### WRITTEN PROBLEM
Return the material word for word. Do not include the pictures.

'''

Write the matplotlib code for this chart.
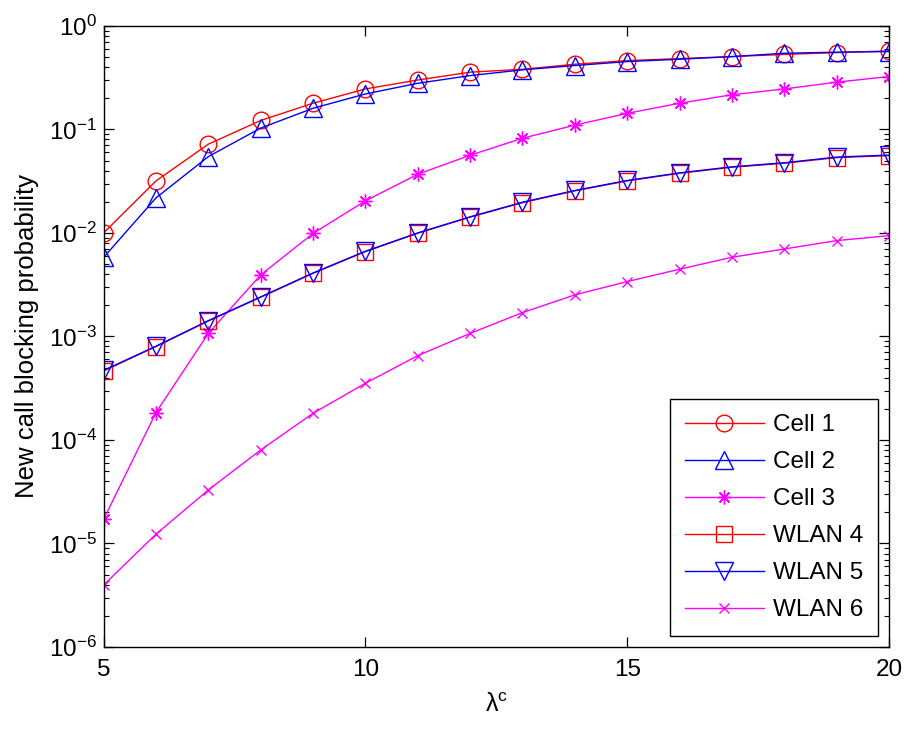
"""New call blocking probability vs. arrival rate for cells and WLANs."""

import matplotlib

matplotlib.use("Agg")
import matplotlib.pyplot as plt
import numpy as np
from matplotlib.ticker import FixedLocator, LogLocator, NullFormatter, NullLocator

plt.rcParams["font.family"] = ["Liberation Sans", "DejaVu Sans"]
plt.rcParams["mathtext.default"] = "regular"

lam = np.arange(5, 21)

cell1 = [0.0100, 0.0318, 0.0720, 0.122, 0.179, 0.246, 0.300, 0.357,
         0.381, 0.426, 0.462, 0.483, 0.505, 0.530, 0.552, 0.573]
cell2 = [0.0058, 0.0218, 0.0546, 0.103, 0.160, 0.220, 0.279, 0.331,
         0.376, 0.414, 0.452, 0.476, 0.505, 0.544, 0.557, 0.565]
cell3 = [1.71e-5, 1.84e-4, 1.07e-3, 3.93e-3, 9.9e-3, 0.0204, 0.0369, 0.0563,
         0.0822, 0.110, 0.143, 0.179, 0.216, 0.246, 0.286, 0.324]
wlan4 = [4.64e-4, 7.98e-4, 1.41e-3, 2.39e-3, 4.07e-3, 6.6e-3, 9.93e-3, 0.0142,
         0.0196, 0.0255, 0.0318, 0.0377, 0.0431, 0.0471, 0.0534, 0.0558]
wlan5 = [4.70e-4, 8.05e-4, 1.42e-3, 2.41e-3, 4.10e-3, 6.65e-3, 1.0e-2, 0.0143,
         0.0198, 0.0257, 0.0321, 0.0380, 0.0435, 0.0476, 0.0540, 0.0565]
wlan6 = [3.97e-6, 1.23e-5, 3.29e-5, 8.0e-5, 1.81e-4, 3.53e-4, 6.53e-4, 1.07e-3,
         1.70e-3, 2.52e-3, 3.39e-3, 4.46e-3, 5.82e-3, 7.0e-3, 8.43e-3, 9.41e-3]

labels = ["Cell 1", "Cell 2", "Cell 3", "WLAN 4", "WLAN 5", "WLAN 6"]
series = [cell1, cell2, cell3, wlan4, wlan5, wlan6]
colors = ["#ff0000", "#0000ff", "#ff00ff", "#ff0000", "#0000ff", "#ff00ff"]
markers = ["o", "^", (8, 2, 0), "s", "v", "x"]
msizes = [12, 13, 10, 12, 13, 7.5]

fig = plt.figure(figsize=(9.09, 7.29), dpi=100)
ax = fig.add_axes([0.114, 0.1125, 0.864, 0.852])

for y, lab, c, m, ms in zip(series, labels, colors, markers, msizes):
    ax.semilogy(lam, y, color=c, marker=m, markersize=ms, markerfacecolor="none",
                markeredgecolor=c, markeredgewidth=1.0, linewidth=1.0, label=lab)

ax.set_xlim(5, 20)
ax.set_ylim(1e-6, 1)
ax.xaxis.set_major_locator(FixedLocator([5, 10, 15, 20]))
ax.xaxis.set_minor_locator(NullLocator())
ax.yaxis.set_major_locator(LogLocator(base=10, numticks=10))
ax.yaxis.set_minor_locator(LogLocator(base=10, subs=np.arange(2, 10), numticks=20))
ax.yaxis.set_minor_formatter(NullFormatter())
ax.tick_params(which="both", direction="in", top=True, right=True, labelsize=17.5)
ax.tick_params(which="major", length=7, width=0.9)
ax.tick_params(which="minor", length=3.5, width=0.8)
ax.tick_params(axis="x", pad=9)
ax.tick_params(axis="y", pad=5)
for s in ax.spines.values():
    s.set_linewidth(1.0)

ax.set_xlabel(r"$\lambda^c$", fontsize=18, labelpad=8)
ax.set_ylabel("New call blocking probability", fontsize=18.5, labelpad=7)

leg = ax.legend(loc="lower right", fontsize=17.5, frameon=True, fancybox=False,
                edgecolor="black", framealpha=1, handlelength=3.25,
                handletextpad=0.4, borderaxespad=0.45, labelspacing=0.62,
                borderpad=0.6)
leg.get_frame().set_linewidth(1.0)

fig.savefig("out.png", dpi=100)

'''

### ANSWER FOR THIS EXERCISE
Write the matplotlib code for this chart.
"""New call blocking probability vs. arrival rate for cells and WLANs."""

import matplotlib

matplotlib.use("Agg")
import matplotlib.pyplot as plt
import numpy as np
from matplotlib.ticker import FixedLocator, LogLocator, NullFormatter, NullLocator

plt.rcParams["font.family"] = ["Liberation Sans", "DejaVu Sans"]
plt.rcParams["mathtext.default"] = "regular"

lam = np.arange(5, 21)

cell1 = [0.0100, 0.0318, 0.0720, 0.122, 0.179, 0.246, 0.300, 0.357,
         0.381, 0.426, 0.462, 0.483, 0.505, 0.530, 0.552, 0.573]
cell2 = [0.0058, 0.0218, 0.0546, 0.103, 0.160, 0.220, 0.279, 0.331,
         0.376, 0.414, 0.452, 0.476, 0.505, 0.544, 0.557, 0.565]
cell3 = [1.71e-5, 1.84e-4, 1.07e-3, 3.93e-3, 9.9e-3, 0.0204, 0.0369, 0.0563,
         0.0822, 0.110, 0.143, 0.179, 0.216, 0.246, 0.286, 0.324]
wlan4 = [4.64e-4, 7.98e-4, 1.41e-3, 2.39e-3, 4.07e-3, 6.6e-3, 9.93e-3, 0.0142,
         0.0196, 0.0255, 0.0318, 0.0377, 0.0431, 0.0471, 0.0534, 0.0558]
wlan5 = [4.70e-4, 8.05e-4, 1.42e-3, 2.41e-3, 4.10e-3, 6.65e-3, 1.0e-2, 0.0143,
         0.0198, 0.0257, 0.0321, 0.0380, 0.0435, 0.0476, 0.0540, 0.0565]
wlan6 = [3.97e-6, 1.23e-5, 3.29e-5, 8.0e-5, 1.81e-4, 3.53e-4, 6.53e-4, 1.07e-3,
         1.70e-3, 2.52e-3, 3.39e-3, 4.46e-3, 5.82e-3, 7.0e-3, 8.43e-3, 9.41e-3]

labels = ["Cell 1", "Cell 2", "Cell 3", "WLAN 4", "WLAN 5", "WLAN 6"]
series = [cell1, cell2, cell3, wlan4, wlan5, wlan6]
colors = ["#ff0000", "#0000ff", "#ff00ff", "#ff0000", "#0000ff", "#ff00ff"]
markers = ["o", "^", (8, 2, 0), "s", "v", "x"]
msizes = [12, 13, 10, 12, 13, 7.5]

fig = plt.figure(figsize=(9.09, 7.29), dpi=100)
ax = fig.add_axes([0.114, 0.1125, 0.864, 0.852])

for y, lab, c, m, ms in zip(series, labels, colors, markers, msizes):
    ax.semilogy(lam, y, color=c, marker=m, markersize=ms, markerfacecolor="none",
                markeredgecolor=c, markeredgewidth=1.0, linewidth=1.0, label=lab)

ax.set_xlim(5, 20)
ax.set_ylim(1e-6, 1)
ax.xaxis.set_major_locator(FixedLocator([5, 10, 15, 20]))
ax.xaxis.set_minor_locator(NullLocator())
ax.yaxis.set_major_locator(LogLocator(base=10, numticks=10))
ax.yaxis.set_minor_locator(LogLocator(base=10, subs=np.arange(2, 10), numticks=20))
ax.yaxis.set_minor_formatter(NullFormatter())
ax.tick_params(which="both", direction="in", top=True, right=True, labelsize=17.5)
ax.tick_params(which="major", length=7, width=0.9)
ax.tick_params(which="minor", length=3.5, width=0.8)
ax.tick_params(axis="x", pad=9)
ax.tick_params(axis="y", pad=5)
for s in ax.spines.values():
    s.set_linewidth(1.0)

ax.set_xlabel(r"$\lambda^c$", fontsize=18, labelpad=8)
ax.set_ylabel("New call blocking probability", fontsize=18.5, labelpad=7)

leg = ax.legend(loc="lower right", fontsize=17.5, frameon=True, fancybox=False,
                edgecolor="black", framealpha=1, handlelength=3.25,
                handletextpad=0.4, borderaxespad=0.45, labelspacing=0.62,
                borderpad=0.6)
leg.get_frame().set_linewidth(1.0)

fig.savefig("out.png", dpi=100)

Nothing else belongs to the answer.